Further underlining the mode of the multitude is the reality of the total social upheaval. That society has been subsumed by capital throughout empire is met in consequence by the configurations of the multitudes revolt. A social war not isolated to any one contradiction; where all antagonisms are played out over the entire social terrain– not confined to the workplace or parliaments, and thereby unable to be institutionally mediated in isolation. The social war that is revolutionizing society in Tunisia has its equal force throughout the planetary upheavals now rupturing empire in a global civil war. In the bordering nation-state of Algeria the rocks are hurled and barricades built with the might and subjectivity of the same multitude, which disperse along the similar lines of flight that are transversed through that region by the millions of nomadic people who have for millennia been at war.
Nomad War Machine
Within the fortress state of Tunisia, convoys of ‘Imazighen’ (free people) make their way through the southern lands. The Bedouin and Berbers and nomadic and have violently fought off state appropriation. ‘The war machine is that nomadic invention that in fact has war not as its primary object but as its second-order, supplementary or synthetic objective, in the sense that it is determined in such a way as to destroy the State-form and city-form with which it collides.’ As many nomads have been economically forced to migrate to the cities as wage-slaves, we can assume that the tendencies of the nomadic war machine have been recommunized there – the necessity to flee from the state, but while doing so, grabbing a weapon.

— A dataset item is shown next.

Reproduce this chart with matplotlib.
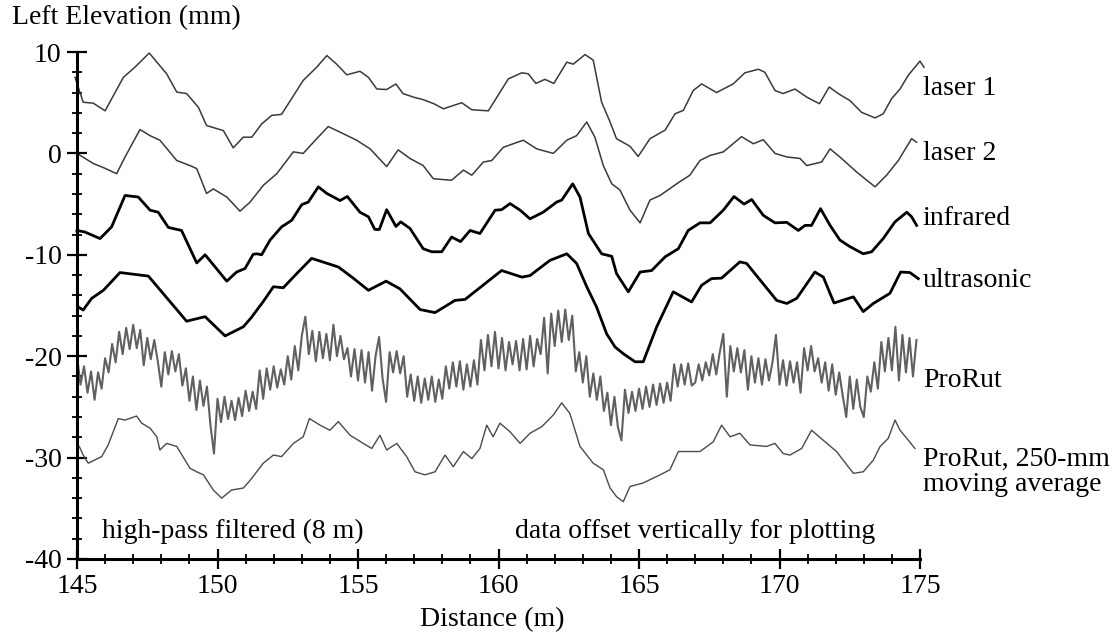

It is in this exodus from the state apparatus that the Tunisian multitude-in-motion must continue. The popular power in the streets has left power in the gutter, can it be gathered and used to smash the state, or will it be re-conquered by empire now circling overhead? At the height of unrest the prisoners in many prisons across Tunisia knew how it must be done, they did not wait for the political outcome, but forced their way through the concrete walls of reality. In one case a fire set during the prison revolt led to the mournful killing of many insurgents shot whilst fleeing the flames; in other prisons they escaped by forcefully taking control. Without being able to rely upon the forces of command, now bunked down in the street fighting – the prison guards were in no position to defend the institution and the prisoners walked out. It is our hope that they are able to return to destroy the prisons once and for all. It is our desire to do the same here.